▶ REQUIRED WORK
Retype the data exactly, from its first line to the line containing "x = list(range(len(weeks)))", including both, and skip any picture.

▶ SUPPLIED INFORMATION
____

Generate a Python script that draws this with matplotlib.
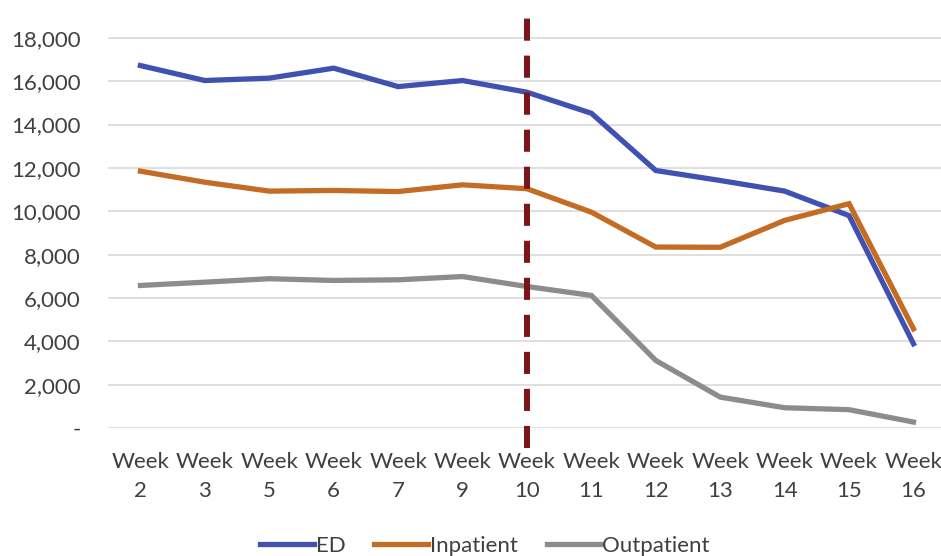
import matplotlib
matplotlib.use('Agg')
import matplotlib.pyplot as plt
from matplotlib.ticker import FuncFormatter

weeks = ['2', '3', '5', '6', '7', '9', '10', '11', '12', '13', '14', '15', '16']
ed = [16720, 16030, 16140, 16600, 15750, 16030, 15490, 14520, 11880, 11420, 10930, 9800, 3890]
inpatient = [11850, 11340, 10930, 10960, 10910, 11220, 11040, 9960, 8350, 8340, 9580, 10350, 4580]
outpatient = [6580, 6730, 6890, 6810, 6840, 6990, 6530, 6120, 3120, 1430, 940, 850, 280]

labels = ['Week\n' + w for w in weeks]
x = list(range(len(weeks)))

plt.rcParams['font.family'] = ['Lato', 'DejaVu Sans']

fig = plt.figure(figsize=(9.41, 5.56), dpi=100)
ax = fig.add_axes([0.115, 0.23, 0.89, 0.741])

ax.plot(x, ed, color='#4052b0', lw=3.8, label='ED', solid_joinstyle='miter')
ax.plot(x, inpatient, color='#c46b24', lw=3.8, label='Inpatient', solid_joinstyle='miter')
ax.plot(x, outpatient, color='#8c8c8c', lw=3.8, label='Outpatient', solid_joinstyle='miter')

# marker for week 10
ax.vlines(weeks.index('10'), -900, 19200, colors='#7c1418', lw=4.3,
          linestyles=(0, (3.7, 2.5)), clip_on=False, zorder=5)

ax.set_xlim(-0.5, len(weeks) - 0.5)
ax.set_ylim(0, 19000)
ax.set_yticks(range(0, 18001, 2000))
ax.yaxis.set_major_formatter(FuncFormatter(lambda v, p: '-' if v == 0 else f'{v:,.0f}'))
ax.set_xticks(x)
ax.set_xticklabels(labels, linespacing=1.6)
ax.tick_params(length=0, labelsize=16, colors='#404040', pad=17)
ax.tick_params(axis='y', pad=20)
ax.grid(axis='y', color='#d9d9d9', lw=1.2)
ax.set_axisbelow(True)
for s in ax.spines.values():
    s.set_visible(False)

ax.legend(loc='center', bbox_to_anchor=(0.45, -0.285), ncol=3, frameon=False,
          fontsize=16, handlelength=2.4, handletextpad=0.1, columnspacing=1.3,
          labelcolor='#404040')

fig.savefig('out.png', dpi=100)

____

▶ ANSWER TO THIS PROBLEM
Generate a Python script that draws this with matplotlib.
import matplotlib
matplotlib.use('Agg')
import matplotlib.pyplot as plt
from matplotlib.ticker import FuncFormatter

weeks = ['2', '3', '5', '6', '7', '9', '10', '11', '12', '13', '14', '15', '16']
ed = [16720, 16030, 16140, 16600, 15750, 16030, 15490, 14520, 11880, 11420, 10930, 9800, 3890]
inpatient = [11850, 11340, 10930, 10960, 10910, 11220, 11040, 9960, 8350, 8340, 9580, 10350, 4580]
outpatient = [6580, 6730, 6890, 6810, 6840, 6990, 6530, 6120, 3120, 1430, 940, 850, 280]

labels = ['Week\n' + w for w in weeks]
x = list(range(len(weeks)))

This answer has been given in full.